Well, you all are about to get a little view into my number one hobby of the last two years: baseball!
For those who don't know the game, baseball seems extremely dreary, drawn out, and rather lacking in athleticism. To prevent re-hashing the same old arguments, I won't even address those concerns. Instead, I want everyone to know that behind the face of baseball, there is perhaps the most advanced math of any sport, and lots of smart math and CS people are making their careers in baseball nowadays.
Since this isn't a baseball blog, I will keep this short. Essentially, the entire way that baseball was analyzed up to the 70's was completely wrong. Given the long history of the sport and it's tradition of keeping accurate statistics, you may be surprised, or even offended, by that statement.
I assure you, it is true. Bill James is sort of the Knuth of baseball- he basically analyzes numbers. This was all brought screaming into the light by Michael Lewis with Moneyball, and the baseball world really didn't like it. I won't bother trying to convince you of anything here, but it's a little like a more believable quantum mechanics: everyone denies it could be true, but experiments bear it out.
Among the central tenets of sabermetrics (a fancy word for investigating the inner workings of baseball) is that closers are overrated. If you don't follow baseball, closers are the teams best relief pitcher, who will typically only pitch in a save situation, which nowadays means only the last inning when their team is ahead by 3 or less runs.
A rather important event this year was Francisco Rodriguez (K-Rod) breaking the all time saves record. Of course, the numbers guys say that although it's a great achievement, it is way overblown. Basically, the Angels this year got K-Rod into an enormous amount of save situations, so he got the record not by any other extraordinary feat of pitching, but by being in the right place at the right time.
Again, the fact that he actually executed this is still very impressive. But if you need any proof that saves are overrated, take a look at Joe Borowski. He had 45 saves in 2007, even though his ERA, at 5.07, was way below average for a reliever, not to mention a closer. In 2008, he's out of baseball.

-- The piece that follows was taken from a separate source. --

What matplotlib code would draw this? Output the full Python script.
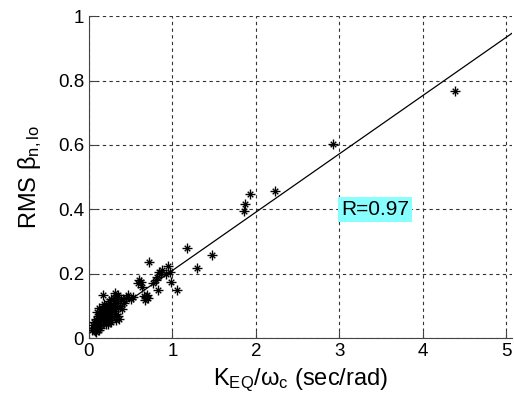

The evidence doesn't end there, though. Check out this rather amazing comparison between Boston's closer, Jonathan Papelbon, and K-Rod.
What you're seeing here is a ridiculous similary between K-Rod and Papelbon. Papelbon's save situations have been far less, and he hasn't quite executed as well in some of them, but his total numbers are either identical or significantly better!
Why did this happen? The common critiscm of modern stats analysis is it reduces the players to robots. In that light, it happened because of sheer luck: Papelbon's earned runs (ER) came at a bad time. (In fact, anyone who watches the Sox knows that Papelbon has been a victim of a lot of bloops and errors this year) But there is more to it: players are not robots.
The basic misunderstanding of numbers analysis is what the statisticians throw away as "noise" or "luck". When a player is on a hot streak, hitting .450 for the past 10 games, a statistican will tell you "yes, but his batting average on balls in play (BABIP) is unsustainably high and will go down". Does that mean that the player has definitely just been lucky?
No.
What it means is there is no way (yet invented, anyway) of telling for sure whether the player has been lucky or just extremely good for the last 10 games (probably a mix of both...). Even further, there is absolutely no way (and this probably won't change) of predicting when the player is going to end his "hot streak". The hot streak may be due to a fight resolved with the player's wife, or a sleep condition rectified, or any number of factors we simply can't know about. The player has not simply been unsustainably good for the past 10 games- he may have really put his swing mechanics together and is just seeing the ball really well.
The key to baseball analysis, though, is realizing that those factors change so much that you may as well call them statistical noise. If the player defies a statistician's expectations and actually hits .450 for the whole season, it's not like the stat guy will be afronted and angry- he'll be amazed, since that has never happened. It may be possible to happen, but based on the long history of baseball, it probably won't.
Well, I know that was a lot of rambling about baseball, and I may write some more posts about it in the future, but it is quite difficult to introduce a subject to an audience and then talk about a specific part of it. If anyone has suggestions for making any part of this clearler (it is hard to write clearly, since I know all of these things as basic knowledge now, but I surely didn't 2 years ago!), please tell me and I'll work on it.